### Directions for this task
Only the lines from the start of the data through the line with "(title) at (583,30)" belong in the copy. Restate them word for word, minus the pictures.

### Dataset extract

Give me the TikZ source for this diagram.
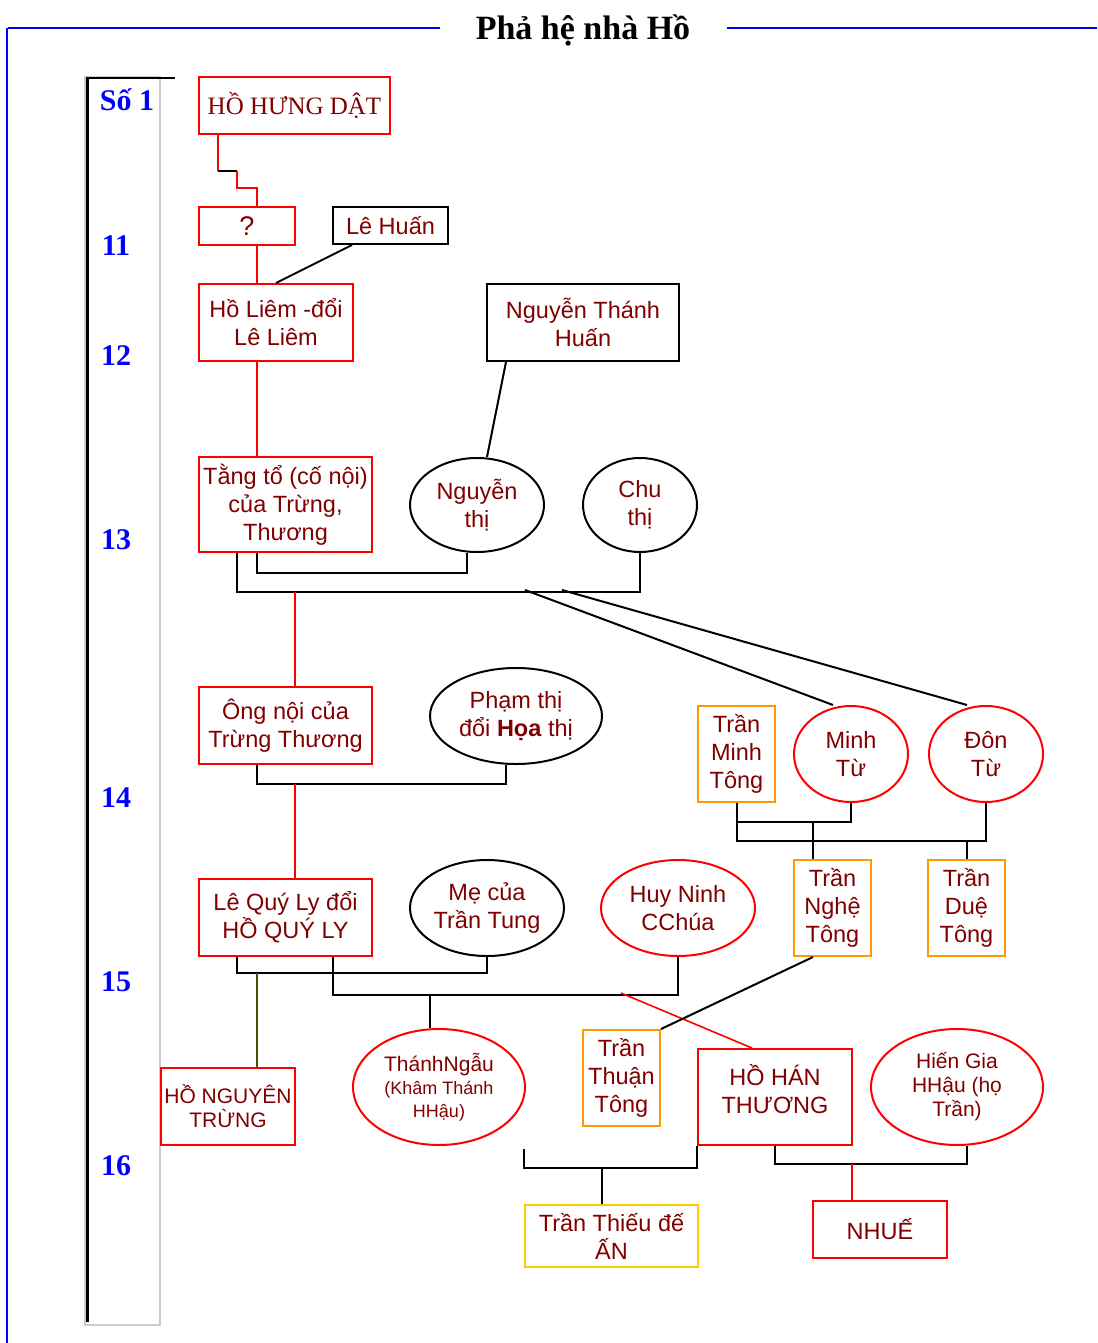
\documentclass[tikz,border=0pt]{standalone}
\usepackage{fontspec}
\setmainfont{Liberation Sans}
\newfontfamily\serifvn{Liberation Serif}
\usetikzlibrary{shapes.geometric, positioning}

\definecolor{darkred}{RGB}{128,0,0}
\definecolor{boxred}{RGB}{255,0,0}
\definecolor{boxorange}{RGB}{255,153,0}
\definecolor{boxyellow}{RGB}{255,204,0}
\definecolor{lvlblue}{RGB}{0,0,255}
\definecolor{oliveline}{RGB}{77,77,0}

\begin{document}
\begin{tikzpicture}[x=1pt, y=-1pt,
    base/.style={line width=2pt, text=darkred, align=center, inner sep=1pt,
                 font=\fontsize{23.5}{28}\selectfont},
    redbox/.style={base, draw=boxred, rectangle},
    blackbox/.style={base, draw=black, rectangle},
    orangebox/.style={base, draw=boxorange, rectangle, minimum width=77pt, minimum height=96pt},
    yellowbox/.style={base, draw=boxyellow, rectangle},
    wife/.style={base, draw=black, ellipse, inner sep=0pt},
    redwife/.style={base, draw=boxred, ellipse, inner sep=0pt},
    kin/.style={draw=black, line width=2pt},
    redline/.style={draw=boxred, line width=1.6pt},
    level/.style={text=lvlblue, font=\serifvn\bfseries\fontsize{30}{32}\selectfont}]
\useasboundingbox (0,0) rectangle (1097,1343);

% frame and title
\draw[lvlblue, line width=2pt] (8,28) -- (440,28);
\draw[lvlblue, line width=2pt] (727,28) -- (1097,28);
\draw[lvlblue, line width=2pt] (7,28) -- (7,1343);
\node[font=\serifvn\bfseries\fontsize{34}{38}\selectfont] (title) at (583,30) {Phả hệ nhà Hồ};

% generation column
\draw[black!20, line width=2pt] (85,77) rectangle (160,1325);
\draw[black, line width=3pt] (87,78) -- (87,1322);
\draw[black, line width=2pt] (86,78) -- (175,78);
\node[level] (g1) at (127,100) {Số 1};
\node[level] (g11) at (116,246) {11};
\node[level] (g12) at (116,356) {12};
\node[level] (g13) at (116,540) {13};
\node[level] (g14) at (116,798) {14};
\node[level] (g15) at (116,982) {15};
\node[level] (g16) at (116,1166) {16};

\begin{scope}
    \node[redbox, minimum width=191pt, minimum height=57pt,
          font=\serifvn\fontsize{25}{28}\selectfont] (HHD) at (294.5,105.5) {HỒ HƯNG DẬT};
    \node[redbox, minimum width=96pt, minimum height=38pt,
          font=\fontsize{27}{28}\selectfont] (Q) at (247,226) {?};
    \node[blackbox, minimum width=115pt, minimum height=37pt] (LeHuan) at (390.5,225.5) {Lê Huấn};
    \node[redbox, minimum width=154pt, minimum height=77pt] (HoLiem) at (276,322.5) {Hồ Liêm -đổi\\Lê Liêm};
    \node[blackbox, minimum width=192pt, minimum height=77pt] (NguyenTH) at (583,322.5) {Nguyễn Thánh\\Huấn};

    \node[redbox, minimum width=173pt, minimum height=95pt] (TangTo) at (285.5,504.5) {Tằng tổ (cố nội)\\của Trừng,\\Thương};
    \node[wife, minimum width=134pt, minimum height=94pt] (NguyenThi) at (477,505) {Nguyễn\\thị};
    \node[wife, minimum width=114pt, minimum height=94pt] (ChuThi) at (640,505) {Chu\\thị};

    \node[redbox, minimum width=173pt, minimum height=77pt] (OngNoi) at (285.5,725.5) {Ông nội của\\Trừng Thương};
    \node[wife, minimum width=172pt, minimum height=96pt] (PhamThi) at (516,716) {Phạm thị\\đổi \textbf{Họa} thị};
    \node[orangebox] (TranMinhTong) at (736.5,754) {Trần\\Minh\\Tông};
    \node[redwife, minimum width=114pt, minimum height=96pt] (MinhTu) at (851,754) {Minh\\Từ};
    \node[redwife, minimum width=114pt, minimum height=96pt] (DonTu) at (986,754) {Đôn\\Từ};

    \node[redbox, minimum width=173pt, minimum height=77pt] (LeQuyLy) at (285.5,917.5) {Lê Quý Ly đổi\\HỒ QUÝ LY};
    \node[wife, minimum width=154pt, minimum height=96pt] (MeCua) at (487,908) {Mẹ của\\Trần Tung};
    \node[redwife, minimum width=154pt, minimum height=96pt] (HuyNinh) at (678,908) {Huy Ninh\\CChúa};
    \node[orangebox] (TranNgheTong) at (832.5,908) {Trần\\Nghệ\\Tông};
    \node[orangebox] (TranDueTong) at (966.5,908) {Trần\\Duệ\\Tông};

    \node[redbox, minimum width=134pt, minimum height=77pt,
          font=\fontsize{21}{24}\selectfont] (HoNguyenTrung) at (228,1106.5) {HỒ NGUYÊN\\TRỪNG};
    \node[redwife, minimum width=172pt, minimum height=116pt, font=\fontsize{18}{23}\selectfont] (ThanhNgau) at (439,1087)
        {{\fontsize{21}{23}\selectfont ThánhNgẫu}\\(Khâm Thánh\\HHậu)};
    \node[orangebox] (TranThuanTong) at (621.5,1078) {Trần\\Thuận\\Tông};
    \node[redbox, minimum width=154pt, minimum height=96pt,
          label={[base, yshift=8pt]center:{HỒ HÁN\\THƯƠNG}}] (HoHanThuong) at (775,1097) {};
    \node[redwife, minimum width=172pt, minimum height=116pt,
          font=\fontsize{21}{24}\selectfont] (HienGia) at (957,1087) {Hiến Gia\\HHậu (họ\\Trần)};

    \node[yellowbox, minimum width=173pt, minimum height=62pt] (TranThieuDe) at (611.5,1236) {Trần Thiếu đế\\ẤN};
    \node[redbox, minimum width=134pt, minimum height=57pt] (Nhue) at (880,1229.5) {NHUẾ};
\end{scope}

% lines of descent
\draw[redline] ([xshift=-76.5pt]HHD.south) -- ++(0,36) coordinate (s1);
\draw[kin] (s1) -- ++(19,0) coordinate (s2);
\draw[redline] (s2) -- ++(0,17) -| ([xshift=10pt]Q.north);
\draw[redline] ([xshift=10pt]Q.south) -- ([xshift=-19pt]HoLiem.north);
\draw[kin] ([xshift=-38.5pt]LeHuan.south) -- (HoLiem.north);
\draw[redline] ([xshift=-19pt]HoLiem.south) -- ([xshift=-28.5pt]TangTo.north);
\draw[kin] ([xshift=-77pt]NguyenTH.south) -- ([xshift=10pt]NguyenThi.north);

% generation 13
\draw[kin] ([xshift=-28.5pt]TangTo.south) -- ++(0,20) -| ([xshift=-10pt]NguyenThi.south);
\draw[kin] ([xshift=-48.5pt]TangTo.south) -- ++(0,39) coordinate (bar13) -| (ChuThi.south);
\coordinate (ongTop) at ([xshift=9.5pt]OngNoi.north);
\draw[redline] (ongTop |- bar13) -- (ongTop);
\draw[kin] ([xshift=-18pt]MinhTu.north) -- ++(-308,-115);
\draw[kin] ([xshift=-19pt]DonTu.north) -- ++(-405,-115);

% generation 14
\draw[kin] ([xshift=-28.5pt]OngNoi.south) -- ++(0,19) coordinate (bar14) -| ([xshift=-10pt]PhamThi.south);
\coordinate (lqlTop) at ([xshift=9.5pt]LeQuyLy.north);
\draw[redline] (lqlTop |- bar14) -- (lqlTop);
\draw[kin] (TranMinhTong.south) -- ++(0,19) coordinate (bar14a) -| (MinhTu.south);
\draw[kin] (TranMinhTong.south) -- ++(0,38) coordinate (bar14b) -| (DonTu.south);
\coordinate (tntTop) at ([xshift=-19.5pt]TranNgheTong.north);
\draw[kin] (tntTop |- bar14a) -- (tntTop);
\draw[kin] (TranDueTong.north |- bar14b) -- (TranDueTong.north);

% generation 15
\draw[kin] ([xshift=-48.5pt]LeQuyLy.south) -- ++(0,16) coordinate (bar15a) -| (MeCua.south);
\draw[kin] ([xshift=47.5pt]LeQuyLy.south) -- ++(0,38) coordinate (bar15b) -| (HuyNinh.south);
\coordinate (hntTop) at ([xshift=29pt]HoNguyenTrung.north);
\draw[oliveline, line width=1.6pt] (hntTop |- bar15a) -- (hntTop);
\coordinate (tngTop) at ([xshift=-9pt]ThanhNgau.north);
\draw[kin] (tngTop |- bar15b) -- (tngTop);
\draw[redline] ([xshift=-23pt]HoHanThuong.north) -- ++(-131,-55);
\draw[kin] ([xshift=-19.5pt]TranNgheTong.south) -- (TranThuanTong.north east);

% generation 16
\draw[kin] (HoHanThuong.south west) -- ++(0,22) coordinate (bar16a) -| ++(-173,-19);
\coordinate (ttdTop) at ([xshift=-9.5pt]TranThieuDe.north);
\draw[kin] (ttdTop |- bar16a) -- (ttdTop);
\draw[kin] (HoHanThuong.south) -- ++(0,18) coordinate (bar16b) -| ([xshift=10pt]HienGia.south);
\coordinate (nhTop) at ([xshift=-28pt]Nhue.north);
\draw[redline] (nhTop |- bar16b) -- (nhTop);
\end{tikzpicture}
\end{document}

### Solution
Give me the TikZ source for this diagram.
\documentclass[tikz,border=0pt]{standalone}
\usepackage{fontspec}
\setmainfont{Liberation Sans}
\newfontfamily\serifvn{Liberation Serif}
\usetikzlibrary{shapes.geometric, positioning}

\definecolor{darkred}{RGB}{128,0,0}
\definecolor{boxred}{RGB}{255,0,0}
\definecolor{boxorange}{RGB}{255,153,0}
\definecolor{boxyellow}{RGB}{255,204,0}
\definecolor{lvlblue}{RGB}{0,0,255}
\definecolor{oliveline}{RGB}{77,77,0}

\begin{document}
\begin{tikzpicture}[x=1pt, y=-1pt,
    base/.style={line width=2pt, text=darkred, align=center, inner sep=1pt,
                 font=\fontsize{23.5}{28}\selectfont},
    redbox/.style={base, draw=boxred, rectangle},
    blackbox/.style={base, draw=black, rectangle},
    orangebox/.style={base, draw=boxorange, rectangle, minimum width=77pt, minimum height=96pt},
    yellowbox/.style={base, draw=boxyellow, rectangle},
    wife/.style={base, draw=black, ellipse, inner sep=0pt},
    redwife/.style={base, draw=boxred, ellipse, inner sep=0pt},
    kin/.style={draw=black, line width=2pt},
    redline/.style={draw=boxred, line width=1.6pt},
    level/.style={text=lvlblue, font=\serifvn\bfseries\fontsize{30}{32}\selectfont}]
\useasboundingbox (0,0) rectangle (1097,1343);

% frame and title
\draw[lvlblue, line width=2pt] (8,28) -- (440,28);
\draw[lvlblue, line width=2pt] (727,28) -- (1097,28);
\draw[lvlblue, line width=2pt] (7,28) -- (7,1343);
\node[font=\serifvn\bfseries\fontsize{34}{38}\selectfont] (title) at (583,30) {Phả hệ nhà Hồ};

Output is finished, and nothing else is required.